Indian technology stocks have experienced a massive $68.6 billion selloff in February as investors worry about artificial intelligence disrupting the country's IT services industry. The tech-heavy market indices are underperforming compared to other Asian markets amid concerns that AI automation could reduce demand for traditional IT services.

India’s stock market is struggling to keep pace with other Asian markets this February, weighed down by massive losses in technology companies totaling $68.6 billion as investors grow increasingly worried about artificial intelligence threatening traditional IT business models.
The country’s major stock indices – the Nifty 50 which gained just 0.4% and the Sensex which dropped 0.1% this month – are both trailing behind broader Asian and emerging market benchmarks.

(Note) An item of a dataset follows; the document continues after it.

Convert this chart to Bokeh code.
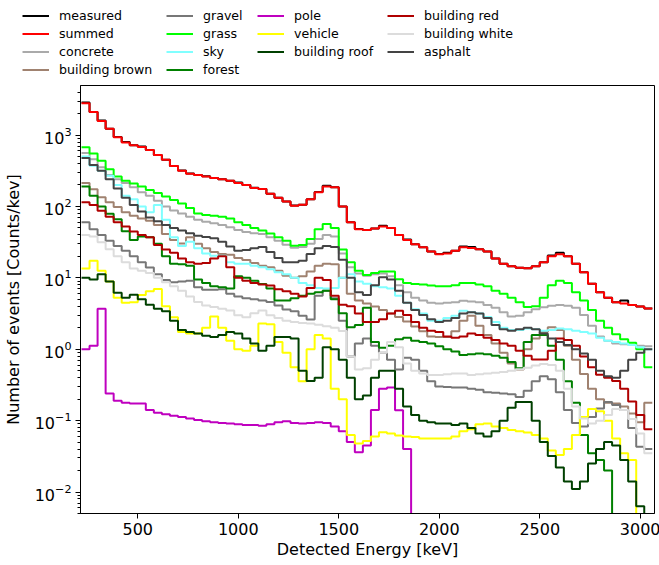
from bokeh.plotting import figure
from bokeh.layouts import column
from bokeh.models import Legend, LegendItem, FixedTicker, LogTicker, Range1d
from bokeh.embed import file_html
from bokeh.resources import INLINE

# energy bins (keV)
BIN_START = 220
BIN_WIDTH = 40

measured = [2850, 2100, 1600, 1230, 940, 800, 720, 690, 620, 525, 450, 370, 320, 290, 275, 265, 251, 240, 229, 216,
            200, 183, 176, 151, 133, 117, 103, 106, 126, 160, 195, 186, 100, 60.3, 48.5, 46.8, 49.0, 53.5, 50.1, 39.8,
            34.5, 29.5, 26.9, 23.4, 21.6, 22.4, 24.0, 27.5, 27.0, 25.1, 23.4, 18.6, 15.8, 14.5, 13.8, 13.6, 14.5, 16.6,
            20.5, 22.5, 20.0, 15.8, 12.0, 8.3, 6.3, 5.25, 4.57, 4.8, 4.17, 3.98, 3.72]
summed = [2800, 2100, 1580, 1230, 930, 790, 720, 680, 620, 525, 450, 370, 316, 288, 275, 263, 251, 240, 229, 214,
          200, 182, 176, 151, 132, 117, 102, 106, 126, 158, 191, 186, 100, 60.3, 47.9, 46.8, 49.0, 52.5, 50.1, 39.8,
          33.9, 29.5, 26.9, 23.4, 21.4, 21.9, 24.0, 26.9, 26.3, 25.1, 23.4, 18.6, 15.8, 14.5, 13.8, 13.6, 14.5, 16.6,
          20.0, 21.4, 20.0, 15.8, 12.0, 8.3, 6.3, 5.25, 4.57, 4.37, 4.17, 3.98, 3.72]
concrete = [562, 457, 355, 275, 240, 214, 186, 158, 141, 120, 100, 88, 80, 72, 65, 61, 58, 55, 51, 47,
            44, 42, 41, 37, 33, 29, 26.5, 27, 30, 35, 40, 38, 22, 14.1, 11.5, 10.7, 11.2, 11.5, 10.5, 7.9,
            6.3, 5.25, 4.8, 4.47, 4.37, 4.47, 4.57, 4.79, 4.68, 4.57, 4.17, 3.80, 3.31, 2.88, 2.95, 3.31, 3.63, 3.89,
            4.07, 4.17, 4.07, 3.80, 3.02, 2.14, 1.51, 1.32, 1.20, 1.17, 1.15, 1.12, 1.10]
building_brown = [214, 174, 135, 115, 98, 83, 74, 68, 63, 55, 41, 33.9, 30.2, 37, 30, 26, 23, 21.6, 21, 19,
                  17.8, 16.2, 14.8, 14.1, 12.6, 10.7, 10.0, 10.5, 12.3, 14.8, 15.8, 15.5, 10.0, 6.0, 4.8, 4.37, 3.98, 3.55, 3.16, 2.82,
                  2.45, 2.09, 1.78, 1.51, 1.48, 1.48, 1.78, 2.51, 2.95, 2.14, 1.58, 1.20, 0.89, 0.63, 0.52, 1.00, 1.41, 1.74,
                  2.04, 1.86, 1.12, 0.71, 0.45, 0.28, 0.20, 0.178, 0.174, 0.158, 0.126, 0.095, 0.178]
gravel = [60, 48, 40, 33, 28, 24, 20, 16.6, 14, 11.2, 9.3, 8.7, 8.9, 9.1, 7.4, 6.8, 6.8, 6.9, 6.0, 5.5,
          5.2, 5.0, 4.8, 4.6, 4.1, 3.6, 3.4, 2.95, 2.6, 5.6, 6.6, 5.2, 2.5, 0.79, 1.20, 1.41, 1.12, 0.89, 0.71, 0.52,
          0.76, 0.71, 0.50, 0.355, 0.30, 0.295, 0.29, 0.29, 0.28, 0.27, 0.25, 0.245, 0.24, 0.234, 0.214, 0.263, 0.355, 0.417,
          0.38, 0.25, 0.141, 0.093, 0.083, 0.112, 0.148, 0.182, 0.166, 0.141, 0.079, 0.043, 0.040]
grass = [676, 550, 437, 331, 263, 229, 209, 191, 170, 155, 138, 123, 110, 95, 80, 76, 74, 72, 67.6, 60,
         55.0, 50.1, 46, 41.7, 37.2, 33.1, 28.2, 28.8, 35, 48, 57, 50, 25, 16.6, 12.6, 11.0, 11.7, 12.3, 12.3, 9.55,
         8.5, 8.2, 8.1, 7.8, 7.6, 7.6, 7.9, 8.5, 8.5, 8.1, 7.6, 6.6, 6.0, 5.25, 4.57, 3.9, 4.0, 5.25,
         7.9, 9.1, 8.5, 6.3, 4.8, 3.55, 2.5, 2.0, 1.62, 1.38, 1.23, 1.0, 0.56]
sky = [500, 372, 316, 269, 200, 141, 126, 100, 83, 105, 65, 37, 28, 32, 26, 22, 20.4, 20.4, 16.6, 15.8,
       15.8, 14.8, 14.1, 13.2, 12.0, 11.2, 10.0, 8.5, 7.9, 7.2, 7.1, 7.2, 10.0, 11.2, 8.9, 8.3, 7.6, 7.4, 7.1, 5.6,
       4.47, 3.63, 3.16, 2.51, 2.51, 2.75, 2.95, 3.47, 3.31, 3.16, 2.82, 2.40, 2.0, 1.86, 1.86, 1.95, 1.91, 1.82,
       1.86, 1.95, 1.91, 1.82, 1.74, 1.66, 1.45, 1.32, 1.26, 1.20, 1.15, 1.07, 1.00]
forest = [191, 141, 100, 79, 66, 45, 34, 38, 37, 30, 20, 15.7, 15.5, 14.8, 9.5, 8.5, 7.6, 7.4, 7.1, 10.5,
          10.0, 9.1, 8.2, 7.1, 4.8, 4.8, 5.2, 5.6, 6.0, 6.3, 6.6, 5.0, 3.2, 2.04, 2.19, 3.8, 1.26, 1.05, 1.12, 1.38,
          1.45, 1.32, 1.26, 1.20, 1.10, 1.00, 0.93, 0.83, 0.85, 0.87, 0.85, 0.81, 0.76, 0.66, 0.54, 1.26, 1.58, 1.58,
          1.12, 0.71, 0.355, 0.178, 0.063, 0.035, 0.028, 0.020, 0.001]
pole = [1.0, 1.12, 3.7, 0.24, 0.19, 0.178, 0.174, 0.174, 0.141, 0.129, 0.123, 0.117, 0.112, 0.107, 0.102, 0.098, 0.095, 0.093, 0.091, 0.089,
        0.087, 0.087, 0.085, 0.089, 0.095, 0.098, 0.093, 0.091, 0.093, 0.095, 0.093, 0.083, 0.071, 0.050, 0.036, 0.045, 0.141, 0.28, 0.29, 0.14,
        0.04, 0.001]
vehicle = [13.5, 17.4, 12.6, 8.9, 5.25, 4.47, 4.57, 5.75, 6.5, 7.0, 4.0, 2.8, 1.74, 1.66, 1.66, 2.0, 2.88, 2.0, 1.32, 1.00,
           0.95, 1.12, 2.29, 2.24, 1.26, 0.89, 0.56, 0.355, 1.0, 1.58, 1.41, 0.28, 0.20, 0.063, 0.048, 0.052, 0.060, 0.069, 0.066, 0.062,
           0.060, 0.059, 0.056, 0.056, 0.056, 0.056, 0.060, 0.071, 0.076, 0.089, 0.091, 0.083, 0.079, 0.074, 0.071, 0.068, 0.063, 0.056,
           0.038, 0.033, 0.040, 0.063, 0.112, 0.145, 0.135, 0.10, 0.056, 0.035, 0.028, 0.001]
building_roof = [10.0, 9.5, 11.2, 8.9, 6.2, 5.25, 5.8, 5.0, 4.2, 3.7, 3.4, 2.5, 1.86, 1.74, 1.66, 1.55, 1.48, 1.58, 1.74, 1.66,
                 1.41, 1.2, 0.95, 1.12, 1.48, 1.48, 1.41, 0.50, 0.36, 0.40, 1.07, 1.0, 0.71, 0.40, 0.20, 0.224, 0.40, 0.50, 0.50, 0.28,
                 0.158, 0.12, 0.10, 0.095, 0.091, 0.091, 0.087, 0.091, 0.079, 0.066, 0.060, 0.071, 0.10, 0.151, 0.182, 0.182, 0.10, 0.050,
                 0.032, 0.022, 0.014, 0.011, 0.014, 0.025, 0.040, 0.050, 0.045, 0.028, 0.014, 0.0063, 0.004]
building_red = [115, 105, 87, 72, 60, 52.5, 44.7, 39.8, 37, 28.8, 25, 22.4, 18.6, 16.6, 15.8, 16.2, 18.6, 20, 14.1, 10,
                9.1, 8.5, 8.1, 7.8, 6.9, 6.5, 6.0, 5.5, 7.2, 10.0, 9.3, 5.6, 4.2, 4.0, 3.16, 2.40, 2.40, 2.63, 3.16, 3.47,
                3.02, 2.40, 2.0, 1.82, 1.74, 1.51, 1.45, 1.51, 1.66, 1.58, 1.45, 1.35, 1.20, 1.12, 0.95, 0.81, 0.72, 0.72,
                0.95, 1.41, 1.35, 1.12, 0.79, 0.56, 0.44, 0.40, 0.36, 0.28, 0.186, 0.12, 0.076]
building_white = [39.8, 38.0, 31.6, 25.1, 20.0, 16.6, 13.5, 12.6, 11.7, 10.0, 8.7, 7.6, 6.6, 5.5, 4.6, 4.1, 3.9, 3.7, 3.5, 3.0,
                  2.8, 3.2, 3.5, 3.0, 2.75, 2.5, 2.4, 2.34, 2.3, 2.2, 2.1, 2.0, 1.8, 0.79, 0.52, 0.54, 0.71, 0.89, 1.26, 1.07,
                  0.63, 0.50, 0.457, 0.437, 0.437, 0.447, 0.457, 0.457, 0.437, 0.447, 0.457, 0.468, 0.479, 0.50, 0.525, 0.55, 0.59, 0.62,
                  0.60, 0.50, 0.28, 0.158, 0.107, 0.091, 0.10, 0.12, 0.145, 0.141, 0.105, 0.066, 0.035]
asphalt = [479, 380, 316, 240, 178, 132, 105, 85, 70, 62, 55, 50, 46, 42, 39, 37.5, 36, 32, 27.5, 24,
           24.5, 26, 27, 23, 19, 16.6, 16.6, 17.4, 21.6, 26, 28, 27, 18, 10.0, 6.3, 5.75, 7.9, 10.2, 9.5, 6.6,
           4.47, 3.55, 3.02, 2.63, 2.40, 2.51, 2.75, 3.16, 3.31, 3.16, 2.75, 2.19, 1.91, 1.82, 1.91, 2.0, 1.91, 1.66,
           1.41, 1.26, 1.15, 1.0, 0.87, 0.71, 0.50, 0.42, 0.40, 0.50, 0.71, 0.89, 1.0]

series = [
    ("measured", measured, "#000000"),
    ("summed", summed, "#ff0000"),
    ("concrete", concrete, "#aaaaaa"),
    ("building brown", building_brown, "#a08270"),
    ("gravel", gravel, "#777777"),
    ("grass", grass, "#00ff00"),
    ("sky", sky, "#80ffff"),
    ("forest", forest, "#008000"),
    ("pole", pole, "#bf00bf"),
    ("vehicle", vehicle, "#ffff00"),
    ("building roof", building_roof, "#004000"),
    ("building red", building_red, "#b00000"),
    ("building white", building_white, "#dcdcdc"),
    ("asphalt", asphalt, "#444444"),
]


def step_xy(vals):
    xs = [BIN_START + BIN_WIDTH * i for i in range(len(vals) + 1)]
    ys = list(vals) + [vals[-1]]
    return xs, ys


FONT = "DejaVu Sans"
FRAME_H = 428
LEG_FIG_H = 84

# ---------------- main plot ----------------
p = figure(frame_width=574, frame_height=FRAME_H, y_axis_type="log",
           x_range=Range1d(215, 3071), y_range=Range1d(0.005, 4950),
           output_backend="svg", toolbar_location=None,
           min_border_left=79, min_border_right=6, min_border_top=1, min_border_bottom=52)
p.frame_align = False

for name, vals, color in series:
    xs, ys = step_xy(vals)
    p.step(xs, ys, mode="after", line_color=color, line_width=2)

p.grid.visible = False
p.outline_line_color = "black"
p.outline_line_alpha = 1
p.outline_line_width = 1

p.xaxis.ticker = FixedTicker(ticks=[500, 1000, 1500, 2000, 2500, 3000], minor_ticks=[])
p.yaxis.ticker = LogTicker(num_minor_ticks=10)
for ax in (p.xaxis[0], p.yaxis[0]):
    ax.axis_line_color = "black"
    ax.major_tick_line_color = "black"
    ax.minor_tick_line_color = "black"
    ax.major_tick_in = 0
    ax.major_tick_out = 5
    ax.minor_tick_in = 0
    ax.minor_tick_out = 3
    ax.major_label_text_font = FONT
    ax.major_label_text_font_size = "16px"
    ax.major_label_text_color = "black"
    ax.axis_label_text_font = FONT
    ax.axis_label_text_font_size = "16px"
    ax.axis_label_text_font_style = "normal"
    ax.axis_label_text_color = "black"
    ax.major_label_standoff = 4
p.xaxis.axis_label = "Detected Energy [keV]"
p.yaxis.axis_label = "Number of events [Counts/kev]"
p.xaxis.axis_label_standoff = 2
p.yaxis.axis_label_standoff = 9

# ---------------- legend strip above the plot ----------------
# same series drawn in a view range that shows none of them; only the legend is visible
lg = figure(width=659, height=LEG_FIG_H, x_range=Range1d(-20, -10), y_range=Range1d(-20, -10),
            output_backend="svg", toolbar_location=None, min_border=0)
lg.frame_align = False
lg.axis.visible = False
lg.grid.visible = False
lg.outline_line_color = None
proxies = {}
for name, vals, color in series:
    xs, ys = step_xy(vals)
    proxies[name] = lg.step(xs, ys, mode="after", line_color=color, line_width=2)

ROW_H = 15
ROW_GAP = 3
LEG_TOP = 8
legend_columns = [
    (["measured", "summed", "concrete", "building brown"], 22),
    (["gravel", "grass", "sky", "forest"], 166),
    (["pole", "vehicle", "building roof"], 257),
    (["building red", "building white", "asphalt"], 387),
]
for names, xpos in legend_columns:
    n = len(names)
    leg_h = n * ROW_H + (n - 1) * ROW_GAP
    leg = Legend(items=[LegendItem(label=nm, renderers=[proxies[nm]]) for nm in names],
                 location=(xpos, LEG_FIG_H - LEG_TOP - leg_h), orientation="vertical")
    leg.label_text_font = FONT
    leg.label_text_font_size = "12.6px"
    leg.label_text_color = "black"
    leg.label_height = ROW_H
    leg.glyph_height = ROW_H
    leg.glyph_width = 27
    leg.label_standoff = 10
    leg.spacing = ROW_GAP
    leg.padding = 0
    leg.margin = 0
    leg.border_line_alpha = 0
    leg.background_fill_alpha = 0
    lg.add_layout(leg, "center")

layout = column(lg, p, spacing=0)
open("out.html", "w").write(file_html(layout, INLINE))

Technology companies, which represent about 11% of India’s main stock index and rank as the second-largest sector by weight, have driven most of the market weakness.
The ten technology companies in the Nifty IT index have collectively shed $68.6 billion in market value through February’s trading sessions, with the sector index plummeting 21% and heading toward its worst monthly decline in almost 23 years.
Every single company in the index has fallen between 16.8% and 27% during February. Coforge leads the percentage losses, dropping 26.8%, while industry giants Tata Consultancy Services and Infosys have suffered the largest dollar losses at approximately $21.9 billion and $16.3 billion respectively.
The massive sell-off stems from mounting fears that rapidly evolving automation technology could shorten project durations and undermine the labor-heavy business approach that supports India’s approximately $300 billion IT services sector.
Market participants have focused particular attention on AI-powered automation initiatives from American companies like Anthropic and Palantir, amplifying worries about accelerated project completion, margin pressure, and fewer billable working hours.
Financial analysts caution that India’s technology sector may face additional strain if artificial intelligence begins cutting into application services revenue, which typically represents 40% to 70% of these firms’ total income.
“There are no easy answers to whether AI eventually renders IT services obsolete over the long term,” said analysts led by Abhishek Pathak of Motilal Oswal.
The Motilal Oswal research team added, “The narrative that AI is coming for not just IT but large swathes of the economy could be too strong to shake, at least in the short term.”
Any downturn or shrinkage in India’s technology industry, whether through workforce reductions or decreased recruitment, could immediately impact both home and office real estate markets. The Nifty Realty index has climbed about 2% in February after falling nearly 18% over the previous three months.
Worries about Indian technology firms have also intensified foreign investor selling in the sector during 2026 thus far.
Although foreign portfolio investors have become net purchasers of Indian equities in February with 196.75 billion rupees in inflows, they withdrew roughly 110 billion rupees ($1.21 billion) from technology stocks in the first half of February, following record net sales of 750 billion rupees in 2025.